-- begin --
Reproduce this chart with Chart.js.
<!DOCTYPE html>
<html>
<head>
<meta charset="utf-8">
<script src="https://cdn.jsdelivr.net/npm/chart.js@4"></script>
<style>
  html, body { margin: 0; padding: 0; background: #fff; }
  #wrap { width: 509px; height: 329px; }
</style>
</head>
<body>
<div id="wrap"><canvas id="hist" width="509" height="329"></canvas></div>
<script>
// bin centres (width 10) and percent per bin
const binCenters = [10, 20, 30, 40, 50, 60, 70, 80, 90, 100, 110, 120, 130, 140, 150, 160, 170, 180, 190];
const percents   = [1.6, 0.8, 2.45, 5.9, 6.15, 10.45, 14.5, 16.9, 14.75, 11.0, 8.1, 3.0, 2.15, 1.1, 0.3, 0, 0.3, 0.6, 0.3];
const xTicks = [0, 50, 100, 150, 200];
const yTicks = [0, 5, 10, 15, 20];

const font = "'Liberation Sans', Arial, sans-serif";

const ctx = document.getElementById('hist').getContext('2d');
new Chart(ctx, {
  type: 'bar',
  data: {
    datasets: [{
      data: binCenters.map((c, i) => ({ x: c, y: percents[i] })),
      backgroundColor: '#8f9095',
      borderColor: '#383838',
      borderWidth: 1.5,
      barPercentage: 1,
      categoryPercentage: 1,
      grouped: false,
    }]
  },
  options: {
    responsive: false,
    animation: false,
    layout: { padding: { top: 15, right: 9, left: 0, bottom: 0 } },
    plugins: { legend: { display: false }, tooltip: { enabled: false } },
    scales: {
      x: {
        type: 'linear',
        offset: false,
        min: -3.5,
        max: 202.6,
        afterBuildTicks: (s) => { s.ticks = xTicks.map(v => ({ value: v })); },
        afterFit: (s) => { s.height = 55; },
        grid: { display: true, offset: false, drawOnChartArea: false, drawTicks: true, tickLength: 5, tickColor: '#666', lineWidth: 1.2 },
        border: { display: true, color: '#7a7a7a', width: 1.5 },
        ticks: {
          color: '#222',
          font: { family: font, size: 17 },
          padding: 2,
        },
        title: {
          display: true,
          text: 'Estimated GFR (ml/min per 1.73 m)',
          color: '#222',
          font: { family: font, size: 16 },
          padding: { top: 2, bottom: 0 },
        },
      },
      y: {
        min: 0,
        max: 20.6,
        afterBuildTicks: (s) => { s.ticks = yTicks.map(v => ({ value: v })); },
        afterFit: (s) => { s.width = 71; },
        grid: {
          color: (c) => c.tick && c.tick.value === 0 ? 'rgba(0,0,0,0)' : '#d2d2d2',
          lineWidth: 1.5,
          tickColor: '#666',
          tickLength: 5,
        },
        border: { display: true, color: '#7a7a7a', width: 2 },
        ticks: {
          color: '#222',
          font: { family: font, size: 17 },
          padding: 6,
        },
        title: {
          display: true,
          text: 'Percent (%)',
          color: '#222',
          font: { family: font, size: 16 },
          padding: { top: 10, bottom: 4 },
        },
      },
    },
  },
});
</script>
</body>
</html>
-- end --
-- begin --
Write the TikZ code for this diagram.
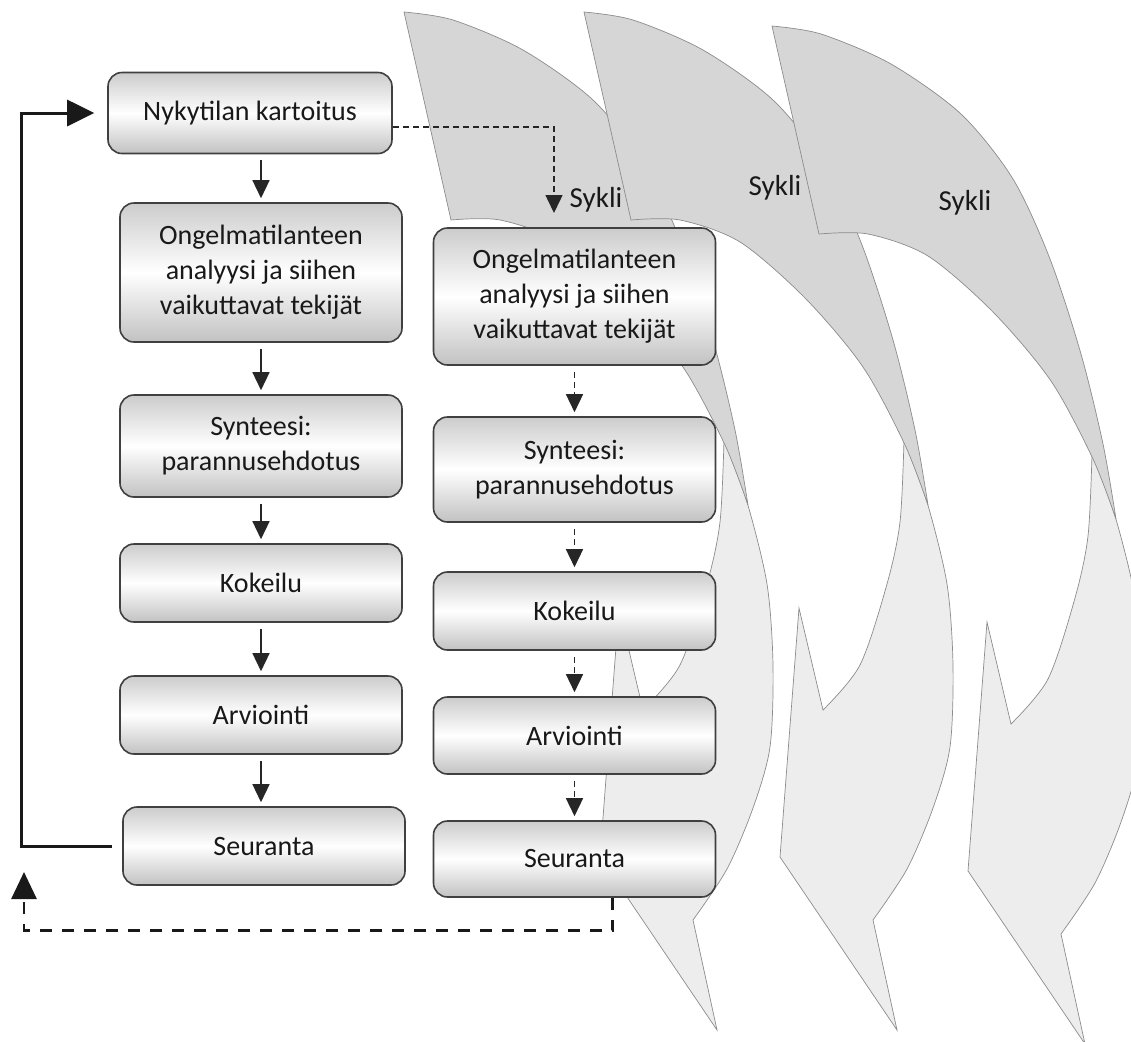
-- end --
Exercise instructions: Which lines contain "this"? Copy each of them out.

Output of the exercise:
Reproduce this chart with Chart.js.
Write the TikZ code for this diagram.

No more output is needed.